When I see that the flight for Sunday night hasn't been cancelled, and today is Sunday, I despair of learning ahead of time. The people who are scheduled to fly to Paris tonight are still scheduled. Imagine how panicked they must be. Packing, kissing kids goodbye, arranging sitters, changing dollars to Euros. Then they may arrive at the airport and be turned around.
That might be me too.
I look at my list of things to do before we leave and realize I must complete them all, just in case.
I hope and I despair at the same time. I long to go; I have my fears about leaving the kids for a week. Maybe it's worse now that they're older rather than younger.
I'm asking them to make sacrifices. They don't want to stay at their Aunt's house.
"That's like 10 minutes extra every morning on the way to school," Grace complains.
"Okay, 10 minutes a day to school for six days. That equals an hour. I'm asking you to sacrifice an hour for me and Dad."
My stomach feels extra jittery as I sit through basketball games and measure the shot put at a track meet. .
Oh, to be in Paris, settled into a seat at a cafe, watching the people hurry past while I sip a teeny, tiny espresso. I drop the sugar cube in and stir it with the little spoon until it dissolves, half sugar/half espresso. Aaaah. The stress of life pools in a puddle at my feet and trickles down the sidewalk. I have left it behind.

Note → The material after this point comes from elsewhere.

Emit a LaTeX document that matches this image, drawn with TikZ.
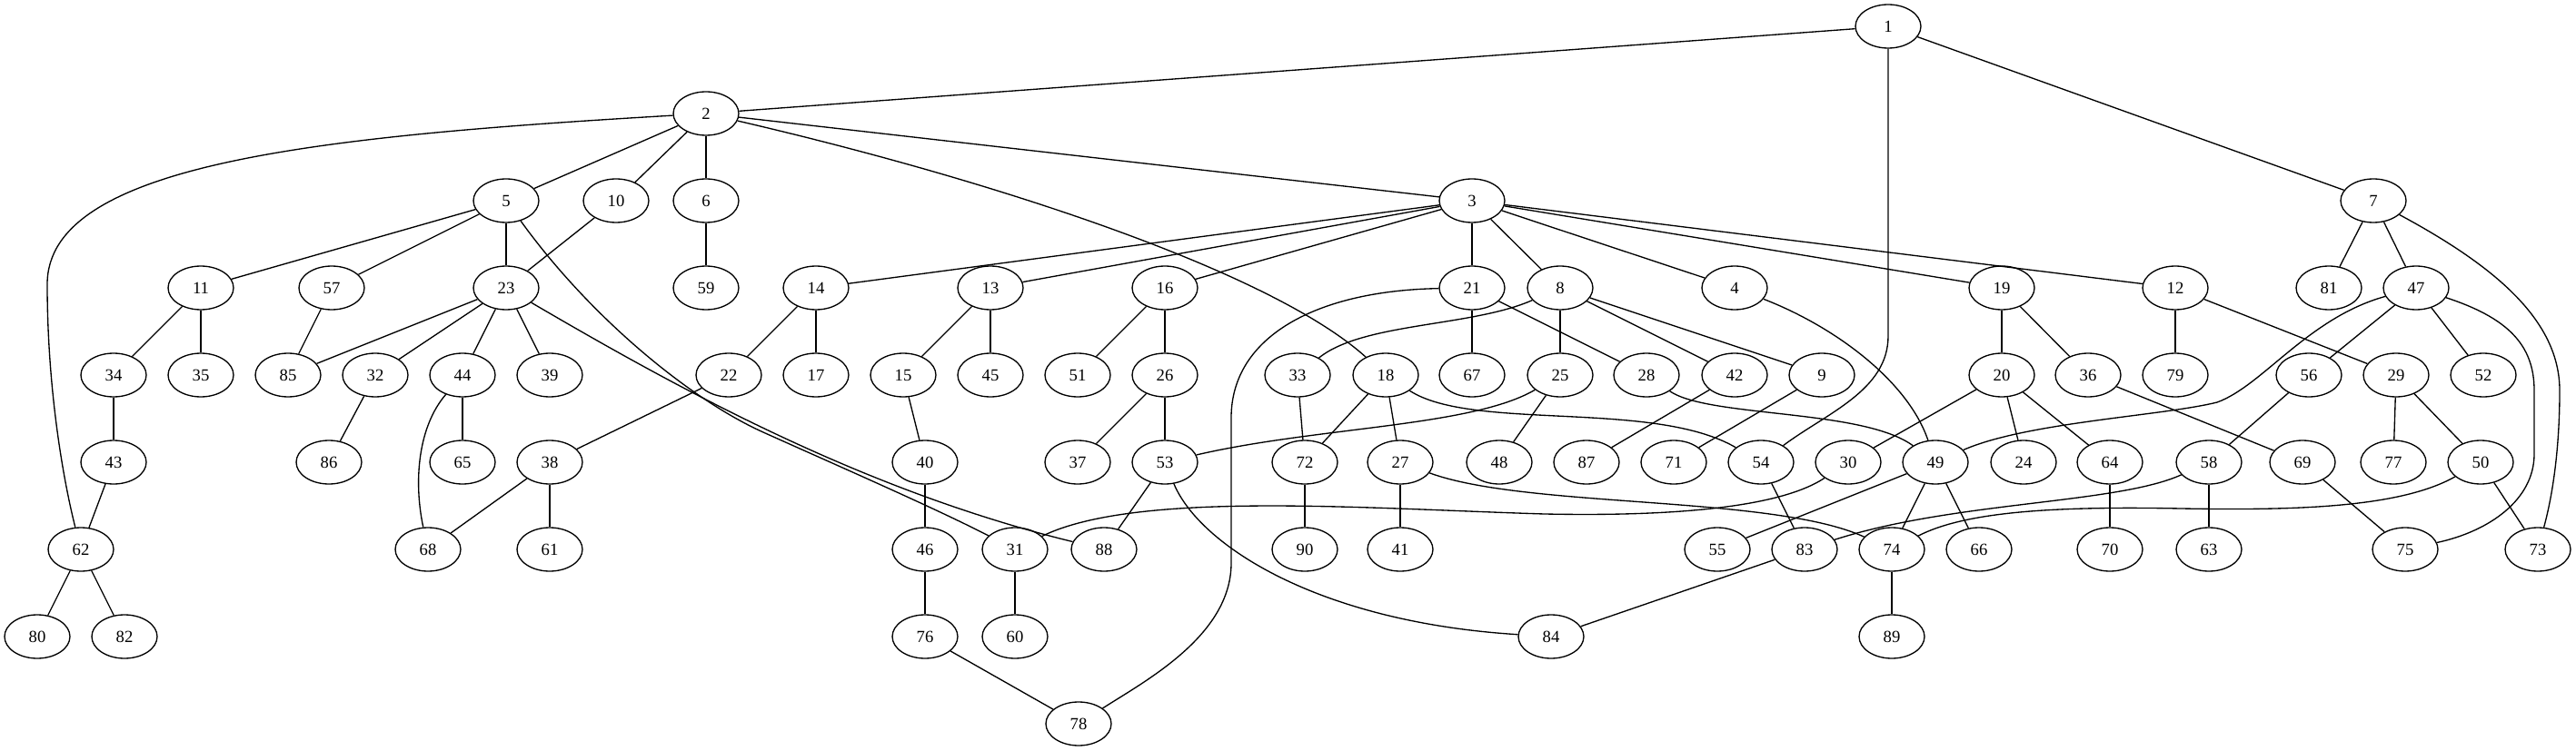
\documentclass[tikz,border=0pt]{standalone}
\usepackage{fontspec}
\setmainfont{Liberation Serif}
\usetikzlibrary{shapes.geometric}
\tikzset{
  nd/.style={draw, ellipse, line width=1pt, minimum width=54pt, minimum height=36pt, inner sep=0pt, font=\fontsize{14}{16}\selectfont},
  ed/.style={line width=1pt}
}
\begin{document}
\begin{tikzpicture}[x=0.75pt, y=-0.75pt]
\useasboundingbox[fill=white] (0,0) rectangle (2835,827);
\foreach \n/\x/\y in {
1/2078/29, 2/777/125,
5/557/221, 10/678/221, 6/777/221, 3/1620/221, 7/2612/221,
11/221/317, 57/365/317, 23/557/317, 59/777/317, 14/898/317, 13/1090/317, 16/1282/317, 21/1620/317, 8/1717/317, 4/1909/317, 19/2203/317, 12/2394/317, 81/2563/317, 47/2659/317,
34/125/413, 35/221/413, 85/317/413, 32/413/413, 44/509/413, 39/605/413, 22/802/413, 17/898/413, 15/994/413, 45/1090/413, 51/1186/413, 26/1282/413, 33/1428/413, 18/1525/413, 67/1620/413, 25/1717/413, 28/1812/413, 42/1909/413, 9/2005/413, 20/2203/413, 36/2298/413, 79/2394/413, 56/2541/413, 29/2637/413, 52/2733/413,
43/125/509, 86/362/509, 65/509/509, 38/605/509, 40/1018/509, 37/1186/509, 53/1282/509, 72/1436/509, 27/1541/509, 48/1650/509, 87/1746/509, 71/1842/509, 54/1938/509, 30/2034/509, 49/2130/509, 24/2227/509, 64/2322/509, 58/2431/509, 69/2534/509, 77/2634/509, 50/2730/509,
62/89/605, 68/471/605, 61/605/605, 46/1018/605, 31/1117/605, 88/1215/605, 90/1436/605, 41/1541/605, 55/1890/605, 83/1986/605, 74/2082/605, 66/2178/605, 70/2322/605, 63/2431/605, 75/2647/605, 73/2793/605,
80/41/701, 82/137/701, 76/1018/701, 60/1117/701, 84/1707/701, 89/2082/701,
78/1187/797}
  \node[nd] (n\n) at (\x,\y) {\n};
\foreach \a/\b in {1/2, 1/7, 2/5, 2/10, 2/6, 2/3, 5/11, 5/57, 5/23, 10/23, 6/59,
  3/14, 3/13, 3/16, 3/21, 3/8, 3/4, 3/19, 3/12, 7/81, 7/47, 11/34, 11/35, 57/85,
  23/85, 23/32, 23/44, 23/39, 14/22, 14/17, 13/15, 13/45, 16/51, 16/26, 21/67, 21/28,
  8/25, 8/42, 8/9, 19/20, 19/36, 12/79, 12/29, 47/56, 47/52, 34/43, 32/86, 44/65,
  22/38, 15/40, 26/37, 26/53, 18/72, 18/27, 25/48, 42/87, 9/71, 20/30, 20/24, 20/64,
  36/69, 56/58, 29/77, 29/50, 43/62, 38/68, 38/61, 40/46, 53/88, 72/90, 27/41, 54/83,
  49/55, 49/74, 49/66, 64/70, 58/63, 69/75, 50/73, 62/80, 62/82, 46/76, 31/60, 76/78,
  83/84, 74/89, 33/72}
  \draw[ed] (n\a) -- (n\b);
% curved connectors
\draw[ed] (n1) -- (2078,370) .. controls (2078,430) and (2010,455) .. (n54);
\draw[ed] (n2) .. controls (350,150) and (52,180) .. (52,313) .. controls (52,430) and (70,530) .. (n62);
\draw[ed] (n2) .. controls (1100,200) and (1400,300) .. (n18);
\draw[ed] (n5) .. controls (650,350) and (760,440) .. (840,476) .. controls (920,512) and (1030,560) .. (n31);
\draw[ed] (n23) .. controls (750,430) and (950,540) .. (n88);
\draw[ed] (n21) .. controls (1450,320) and (1355,370) .. (1355,460) -- (1355,620) .. controls (1355,700) and (1260,750) .. (n78);
\draw[ed] (n8) .. controls (1620,360) and (1500,355) .. (n33);
\draw[ed] (n4) .. controls (2020,360) and (2100,420) .. (n49);
\draw[ed] (n25) .. controls (1620,470) and (1450,470) .. (n53);
\draw[ed] (n18) .. controls (1620,475) and (1820,440) .. (n54);
\draw[ed] (n28) .. controls (1880,460) and (2050,450) .. (n49);
\draw[ed] (n47) .. controls (2540,350) and (2490,425) .. (2440,443) .. controls (2380,458) and (2230,465) .. (n49);
\draw[ed] (n47) .. controls (2760,350) and (2789,380) .. (2789,430) -- (2789,500) .. controls (2789,550) and (2740,585) .. (n75);
\draw[ed] (n7) .. controls (2740,290) and (2817,350) .. (2817,430) .. controls (2817,500) and (2808,550) .. (n73);
\draw[ed] (n50) .. controls (2640,560) and (2520,562) .. (2400,560) .. controls (2250,557) and (2160,565) .. (n74);
\draw[ed] (n58) .. controls (2330,555) and (2150,552) .. (n83);
\draw[ed] (n27) .. controls (1680,560) and (1950,545) .. (n74);
\draw[ed] (n30) .. controls (1950,565) and (1800,568) .. (1700,566) .. controls (1500,560) and (1250,540) .. (n31);
\draw[ed] (n53) .. controls (1320,600) and (1450,685) .. (n84);
\draw[ed] (n44) .. controls (460,470) and (455,530) .. (n68);
\end{tikzpicture}
\end{document}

I hold hands with my husband and walk along the Seine. We stop to admire artists at work and listen to his spattering of English as he tries to convince us to buy his art.
We linger at dinner, ordering things we aren't sure of then feeling our taste buds come alive again at the touch of the food on our tongues.
In the back of my mind though, that fear that if I do make it to France, I'll be worrying the whole time that I may not make it back. What if the volcano kicks up again and I am stranded in France? Oh, I know there are worse things in life, but the everyday banality of kids and work wait like a ticking clock.